The contentious $3.8 billion, nearly 1,200-mile Dakota Access Pipeline project (DAPL) withstood another legal challenge over the weekend and its supporters indicated it could be flowing its first Bakken Shale crude oil supplies before the end of the week.

An appeals court last Saturday refused a request from two Native American tribes for an emergency order that would prevent oil from flowing through DAPL, which traverses North Dakota, South Dakota, Iowa and into a south-central Illinois transportation hub that will send the supplies to the East and Gulf Coasts.

A three-judge panel in the U.S. Court of Appeals for the District of Columbia Circuit denied a motion by the Standing Rock Sioux and Cheyenne River Sioux tribes, noting that they had failed to “satisfy the stringent requirements for an injunction pending appeal.” As a result, DAPL could start operations while ongoing legal action by the tribes is pending.

Cross-motions by the tribes and the U.S. Army Corps of Engineers seeking a summary judgment could be resolved in the next three or four weeks, according to Christi Tezak, managing director at ClearView Energy Partners LLC. “While the litigation may continue, the pipeline would most likely be in service and delivering oil while the courts consider the merits of the Sioux’ challenges and/or potential appeals,” Tezak said.

The Midwest Alliance for Infrastructure Now (MAIN), which supports the project, said it “expects construction of the pipeline to be completed within the next few days and oil to move through the double-walled pipeline under the lake early [this coming] week.”

“The courts’ consistent support of the pipeline in these proceedings is the result of the company’s and Army Corps of Engineers’ dogged compliance with all applicable laws and regulations,” said MAIN spokesperson Craig Stevens. “Although it is frustrating that those opposing DAPL are using the courts in a seemingly endless attempt to thwart this lawful project, we are heartened that the judges have continued to rule on the merits.”

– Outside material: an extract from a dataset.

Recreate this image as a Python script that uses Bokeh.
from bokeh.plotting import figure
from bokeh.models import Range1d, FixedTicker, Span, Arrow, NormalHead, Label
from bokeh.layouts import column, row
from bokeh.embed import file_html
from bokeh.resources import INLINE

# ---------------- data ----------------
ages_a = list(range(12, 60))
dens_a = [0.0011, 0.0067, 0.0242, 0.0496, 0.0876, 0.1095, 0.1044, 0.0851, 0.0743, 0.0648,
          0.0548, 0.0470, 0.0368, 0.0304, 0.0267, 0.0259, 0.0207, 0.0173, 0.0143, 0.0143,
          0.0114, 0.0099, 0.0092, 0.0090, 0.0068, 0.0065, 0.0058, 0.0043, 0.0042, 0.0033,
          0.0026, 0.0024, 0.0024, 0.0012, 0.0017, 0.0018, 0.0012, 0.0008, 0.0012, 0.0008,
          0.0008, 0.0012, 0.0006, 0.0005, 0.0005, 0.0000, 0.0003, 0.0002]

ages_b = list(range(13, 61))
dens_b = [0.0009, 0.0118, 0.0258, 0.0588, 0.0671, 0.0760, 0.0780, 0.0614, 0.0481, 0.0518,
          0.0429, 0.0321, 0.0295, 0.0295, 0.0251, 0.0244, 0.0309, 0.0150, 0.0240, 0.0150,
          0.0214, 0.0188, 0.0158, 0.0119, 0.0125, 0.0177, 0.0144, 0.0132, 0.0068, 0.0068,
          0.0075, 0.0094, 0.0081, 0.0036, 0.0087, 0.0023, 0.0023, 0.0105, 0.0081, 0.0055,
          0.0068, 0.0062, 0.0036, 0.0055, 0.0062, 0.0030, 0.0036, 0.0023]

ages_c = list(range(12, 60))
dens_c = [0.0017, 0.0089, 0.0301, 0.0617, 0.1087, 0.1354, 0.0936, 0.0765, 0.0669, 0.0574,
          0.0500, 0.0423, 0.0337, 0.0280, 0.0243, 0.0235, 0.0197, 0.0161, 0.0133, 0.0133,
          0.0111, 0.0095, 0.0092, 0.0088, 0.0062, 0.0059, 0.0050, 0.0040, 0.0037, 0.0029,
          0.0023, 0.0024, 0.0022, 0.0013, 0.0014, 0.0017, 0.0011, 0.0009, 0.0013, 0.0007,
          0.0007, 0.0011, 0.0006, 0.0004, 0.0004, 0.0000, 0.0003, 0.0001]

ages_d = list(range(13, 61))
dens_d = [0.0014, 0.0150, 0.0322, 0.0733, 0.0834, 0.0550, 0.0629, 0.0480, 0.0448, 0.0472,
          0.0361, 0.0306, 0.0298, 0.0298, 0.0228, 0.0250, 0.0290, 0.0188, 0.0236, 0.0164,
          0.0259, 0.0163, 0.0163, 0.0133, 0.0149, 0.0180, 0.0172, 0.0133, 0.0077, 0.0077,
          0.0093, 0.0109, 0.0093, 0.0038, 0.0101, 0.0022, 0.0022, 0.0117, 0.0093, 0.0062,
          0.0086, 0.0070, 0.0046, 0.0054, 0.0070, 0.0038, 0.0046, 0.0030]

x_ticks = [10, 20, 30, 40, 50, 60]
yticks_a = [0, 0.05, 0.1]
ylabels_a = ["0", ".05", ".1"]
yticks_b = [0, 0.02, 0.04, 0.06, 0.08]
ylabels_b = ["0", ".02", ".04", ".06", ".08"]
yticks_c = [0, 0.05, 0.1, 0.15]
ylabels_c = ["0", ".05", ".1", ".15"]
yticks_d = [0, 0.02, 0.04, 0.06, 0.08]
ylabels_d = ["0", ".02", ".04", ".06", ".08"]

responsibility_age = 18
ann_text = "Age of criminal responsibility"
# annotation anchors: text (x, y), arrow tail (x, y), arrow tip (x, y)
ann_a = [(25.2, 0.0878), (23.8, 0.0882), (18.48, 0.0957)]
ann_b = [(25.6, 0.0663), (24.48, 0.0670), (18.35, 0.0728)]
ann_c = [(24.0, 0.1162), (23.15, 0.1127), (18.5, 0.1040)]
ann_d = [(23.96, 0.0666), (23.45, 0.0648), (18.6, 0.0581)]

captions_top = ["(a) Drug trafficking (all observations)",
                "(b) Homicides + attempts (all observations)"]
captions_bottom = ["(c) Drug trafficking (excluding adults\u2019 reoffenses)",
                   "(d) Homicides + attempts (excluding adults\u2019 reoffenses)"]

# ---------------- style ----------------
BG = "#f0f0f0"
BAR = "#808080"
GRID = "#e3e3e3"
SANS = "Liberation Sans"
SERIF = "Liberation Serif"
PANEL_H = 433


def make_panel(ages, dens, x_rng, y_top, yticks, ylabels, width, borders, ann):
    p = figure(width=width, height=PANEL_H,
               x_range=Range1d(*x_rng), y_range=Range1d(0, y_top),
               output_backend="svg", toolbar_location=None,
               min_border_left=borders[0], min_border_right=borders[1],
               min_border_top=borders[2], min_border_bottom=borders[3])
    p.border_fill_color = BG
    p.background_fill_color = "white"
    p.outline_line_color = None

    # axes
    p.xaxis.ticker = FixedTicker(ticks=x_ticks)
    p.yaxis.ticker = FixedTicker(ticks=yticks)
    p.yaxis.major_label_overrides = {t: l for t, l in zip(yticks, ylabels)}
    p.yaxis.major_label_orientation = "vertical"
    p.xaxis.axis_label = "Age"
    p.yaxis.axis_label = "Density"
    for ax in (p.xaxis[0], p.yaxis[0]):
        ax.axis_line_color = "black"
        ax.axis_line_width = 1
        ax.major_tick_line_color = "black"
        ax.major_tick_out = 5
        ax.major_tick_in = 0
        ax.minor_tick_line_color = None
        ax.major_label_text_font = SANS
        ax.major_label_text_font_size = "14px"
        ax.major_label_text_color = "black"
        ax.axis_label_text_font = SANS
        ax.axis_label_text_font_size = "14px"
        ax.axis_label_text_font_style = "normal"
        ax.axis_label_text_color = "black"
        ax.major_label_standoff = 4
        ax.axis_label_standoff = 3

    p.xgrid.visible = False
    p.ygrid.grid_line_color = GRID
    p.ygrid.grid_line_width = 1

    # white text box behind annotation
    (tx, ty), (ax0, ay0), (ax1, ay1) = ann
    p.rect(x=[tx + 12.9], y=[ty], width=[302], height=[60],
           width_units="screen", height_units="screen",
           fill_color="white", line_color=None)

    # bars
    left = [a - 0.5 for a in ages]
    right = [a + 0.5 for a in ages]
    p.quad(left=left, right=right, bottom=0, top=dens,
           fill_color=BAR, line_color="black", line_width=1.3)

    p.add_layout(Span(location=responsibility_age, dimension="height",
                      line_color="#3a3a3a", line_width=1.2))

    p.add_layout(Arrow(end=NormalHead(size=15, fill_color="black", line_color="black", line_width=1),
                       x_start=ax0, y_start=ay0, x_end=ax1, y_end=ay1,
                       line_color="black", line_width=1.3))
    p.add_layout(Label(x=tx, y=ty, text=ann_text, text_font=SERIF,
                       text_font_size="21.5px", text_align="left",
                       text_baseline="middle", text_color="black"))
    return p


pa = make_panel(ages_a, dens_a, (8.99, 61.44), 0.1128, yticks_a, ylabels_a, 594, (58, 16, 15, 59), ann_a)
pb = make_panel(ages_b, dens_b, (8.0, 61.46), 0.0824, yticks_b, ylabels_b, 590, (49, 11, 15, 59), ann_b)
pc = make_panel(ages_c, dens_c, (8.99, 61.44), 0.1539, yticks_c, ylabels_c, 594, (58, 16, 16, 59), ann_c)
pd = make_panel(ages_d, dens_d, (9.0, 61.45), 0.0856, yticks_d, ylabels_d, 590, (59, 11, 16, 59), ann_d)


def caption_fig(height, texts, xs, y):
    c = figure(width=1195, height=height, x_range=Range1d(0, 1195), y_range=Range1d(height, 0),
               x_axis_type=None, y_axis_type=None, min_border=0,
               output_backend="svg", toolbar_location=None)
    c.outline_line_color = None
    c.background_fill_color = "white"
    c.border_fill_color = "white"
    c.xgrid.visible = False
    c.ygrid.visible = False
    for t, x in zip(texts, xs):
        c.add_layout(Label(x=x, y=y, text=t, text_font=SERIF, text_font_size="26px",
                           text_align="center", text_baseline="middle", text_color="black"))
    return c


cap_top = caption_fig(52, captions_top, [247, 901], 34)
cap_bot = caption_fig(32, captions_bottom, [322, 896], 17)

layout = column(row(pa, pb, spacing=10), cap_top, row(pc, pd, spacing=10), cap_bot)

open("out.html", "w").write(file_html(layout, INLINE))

Judge Patrick Millett, concurring with the denial of the two other judges on the court of appeals panel, Brett Kavanaugh and Robert Wilkins, noted that the tribes’ basis for seeking an injunction was tied solely to the Religious Freedom Restoration Act (RFRA), even though the district court had yet to decide whether it was going to allow the RFRA claim in the case. “That means that the tribe is asking this court to grant an injunction pending appeal on the basis of a legal claim that, at this procedural juncture, has not yet even been accepted as an issue in the litigation,” Millett said.

“Further weighing against a grant of injunctive relief is the tribe’s unexplained untimeliness in raising the religious freedom act preliminary-injunction claim.”